-- START --
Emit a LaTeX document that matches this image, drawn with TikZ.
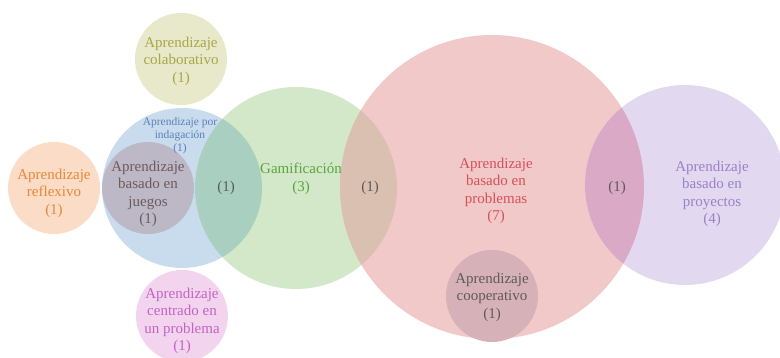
\documentclass[tikz,border=0pt]{standalone}
\usepackage{fontspec}
\setmainfont{Liberation Serif}
\definecolor{cYel}{HTML}{E8E8CA}
\definecolor{cBlue}{HTML}{C9DCEE}
\definecolor{cJue}{HTML}{BCB8C6}
\definecolor{cOra}{HTML}{FBDCC6}
\definecolor{cPink}{HTML}{F3D4EE}
\definecolor{cGreen}{HTML}{D2E8C9}
\definecolor{cBG}{HTML}{A9CFC1}
\definecolor{cRed}{HTML}{F1C9C9}
\definecolor{cGR}{HTML}{D9C0B1}
\definecolor{cPur}{HTML}{E2D9F0}
\definecolor{cRP}{HTML}{D9A9C6}
\definecolor{cCoop}{HTML}{D6B2B8}
\definecolor{tYel}{HTML}{A9A648}
\definecolor{tBlue}{HTML}{5C80B8}
\definecolor{tJue}{HTML}{6E5A5C}
\definecolor{tOra}{HTML}{E8873A}
\definecolor{tPink}{HTML}{C462C4}
\definecolor{tGreen}{HTML}{5AA53C}
\definecolor{tRed}{HTML}{D6505A}
\definecolor{tPur}{HTML}{9A80C8}
\definecolor{tGray}{HTML}{5E5A58}
\tikzset{
  lbl/.style={align=center, inner sep=0pt, font=\fontsize{15}{17.5}\selectfont},
  small/.style={align=center, inner sep=0pt, font=\fontsize{11.5}{13}\selectfont}
}
\begin{document}
\begin{tikzpicture}[x=1pt,y=-1pt]
\useasboundingbox (0,0) rectangle (780,358);
\begin{scope}
\clip (0,0) rectangle (780,358);
% coordinates of circle centres
\coordinate (Yc) at (181,59);
\coordinate (Bc) at (182,188);
\coordinate (Jc) at (148,188);
\coordinate (Oc) at (54,188);
\coordinate (Pc) at (182,316);
\coordinate (Gc) at (296,188);
\coordinate (Rc) at (492,187);
\coordinate (Uc) at (685,185);
\coordinate (Cc) at (492,296);
% base fills
\fill[cYel] (Yc) circle (46);
\fill[cOra] (Oc) circle (46);
\fill[cPink] (Pc) circle (46);
\fill[cBlue] (Bc) circle (80);
\fill[cJue] (Jc) circle (46);
\fill[cGreen] (Gc) circle (101);
\fill[cRed] (Rc) circle (152);
\fill[cPur] (Uc) circle (100);
% overlaps
\begin{scope}
  \clip (Bc) circle (80);
  \fill[cBG] (Gc) circle (101);
\end{scope}
\begin{scope}
  \clip (Gc) circle (101);
  \fill[cGR] (Rc) circle (152);
\end{scope}
\begin{scope}
  \clip (Rc) circle (152);
  \fill[cRP] (Uc) circle (100);
\end{scope}
\fill[cCoop] (Cc) circle (46);
\end{scope}
% labels
\node[lbl, text=tYel] (colab) at (181,61) {Aprendizaje\\colaborativo\\(1)};
\node[small, text=tBlue] (indag) at (180,136) {Aprendizaje por\\indagación\\(1)};
\node[lbl, text=tJue] (jueg) at (148,194) {Aprendizaje\\basado en\\juegos\\(1)};
\node[lbl, text=tOra] (refl) at (54,193) {Aprendizaje\\reflexivo\\(1)};
\node[lbl, text=tPink] (centr) at (182,321) {Aprendizaje\\centrado en\\un problema\\(1)};
\node[lbl, text=tGray] (bg) at (226,188) {(1)};
\node[lbl, text=tGreen] (gam) at (301,179) {Gamificación\\(3)};
\node[lbl, text=tGray] (gr) at (370,188) {(1)};
\node[lbl, text=tRed] (prob) at (496,191) {Aprendizaje\\basado en\\problemas\\(7)};
\node[lbl, text=tGray] (coop) at (492,297) {Aprendizaje\\cooperativo\\(1)};
\node[lbl, text=tGray] (rp) at (617,188) {(1)};
\node[lbl, text=tPur] (proy) at (712,194) {Aprendizaje\\basado en\\proyectos\\(4)};
\end{tikzpicture}
\end{document}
-- END --
| Goal |
Leave out the pictures and copy the rest of the material above exactly.

| Expected output |
Emit a LaTeX document that matches this image, drawn with TikZ.
\documentclass[tikz,border=0pt]{standalone}
\usepackage{fontspec}
\setmainfont{Liberation Serif}
\definecolor{cYel}{HTML}{E8E8CA}
\definecolor{cBlue}{HTML}{C9DCEE}
\definecolor{cJue}{HTML}{BCB8C6}
\definecolor{cOra}{HTML}{FBDCC6}
\definecolor{cPink}{HTML}{F3D4EE}
\definecolor{cGreen}{HTML}{D2E8C9}
\definecolor{cBG}{HTML}{A9CFC1}
\definecolor{cRed}{HTML}{F1C9C9}
\definecolor{cGR}{HTML}{D9C0B1}
\definecolor{cPur}{HTML}{E2D9F0}
\definecolor{cRP}{HTML}{D9A9C6}
\definecolor{cCoop}{HTML}{D6B2B8}
\definecolor{tYel}{HTML}{A9A648}
\definecolor{tBlue}{HTML}{5C80B8}
\definecolor{tJue}{HTML}{6E5A5C}
\definecolor{tOra}{HTML}{E8873A}
\definecolor{tPink}{HTML}{C462C4}
\definecolor{tGreen}{HTML}{5AA53C}
\definecolor{tRed}{HTML}{D6505A}
\definecolor{tPur}{HTML}{9A80C8}
\definecolor{tGray}{HTML}{5E5A58}
\tikzset{
  lbl/.style={align=center, inner sep=0pt, font=\fontsize{15}{17.5}\selectfont},
  small/.style={align=center, inner sep=0pt, font=\fontsize{11.5}{13}\selectfont}
}
\begin{document}
\begin{tikzpicture}[x=1pt,y=-1pt]
\useasboundingbox (0,0) rectangle (780,358);
\begin{scope}
\clip (0,0) rectangle (780,358);
% coordinates of circle centres
\coordinate (Yc) at (181,59);
\coordinate (Bc) at (182,188);
\coordinate (Jc) at (148,188);
\coordinate (Oc) at (54,188);
\coordinate (Pc) at (182,316);
\coordinate (Gc) at (296,188);
\coordinate (Rc) at (492,187);
\coordinate (Uc) at (685,185);
\coordinate (Cc) at (492,296);
% base fills
\fill[cYel] (Yc) circle (46);
\fill[cOra] (Oc) circle (46);
\fill[cPink] (Pc) circle (46);
\fill[cBlue] (Bc) circle (80);
\fill[cJue] (Jc) circle (46);
\fill[cGreen] (Gc) circle (101);
\fill[cRed] (Rc) circle (152);
\fill[cPur] (Uc) circle (100);
% overlaps
\begin{scope}
  \clip (Bc) circle (80);
  \fill[cBG] (Gc) circle (101);
\end{scope}
\begin{scope}
  \clip (Gc) circle (101);
  \fill[cGR] (Rc) circle (152);
\end{scope}
\begin{scope}
  \clip (Rc) circle (152);
  \fill[cRP] (Uc) circle (100);
\end{scope}
\fill[cCoop] (Cc) circle (46);
\end{scope}
% labels
\node[lbl, text=tYel] (colab) at (181,61) {Aprendizaje\\colaborativo\\(1)};
\node[small, text=tBlue] (indag) at (180,136) {Aprendizaje por\\indagación\\(1)};
\node[lbl, text=tJue] (jueg) at (148,194) {Aprendizaje\\basado en\\juegos\\(1)};
\node[lbl, text=tOra] (refl) at (54,193) {Aprendizaje\\reflexivo\\(1)};
\node[lbl, text=tPink] (centr) at (182,321) {Aprendizaje\\centrado en\\un problema\\(1)};
\node[lbl, text=tGray] (bg) at (226,188) {(1)};
\node[lbl, text=tGreen] (gam) at (301,179) {Gamificación\\(3)};
\node[lbl, text=tGray] (gr) at (370,188) {(1)};
\node[lbl, text=tRed] (prob) at (496,191) {Aprendizaje\\basado en\\problemas\\(7)};
\node[lbl, text=tGray] (coop) at (492,297) {Aprendizaje\\cooperativo\\(1)};
\node[lbl, text=tGray] (rp) at (617,188) {(1)};
\node[lbl, text=tPur] (proy) at (712,194) {Aprendizaje\\basado en\\proyectos\\(4)};
\end{tikzpicture}
\end{document}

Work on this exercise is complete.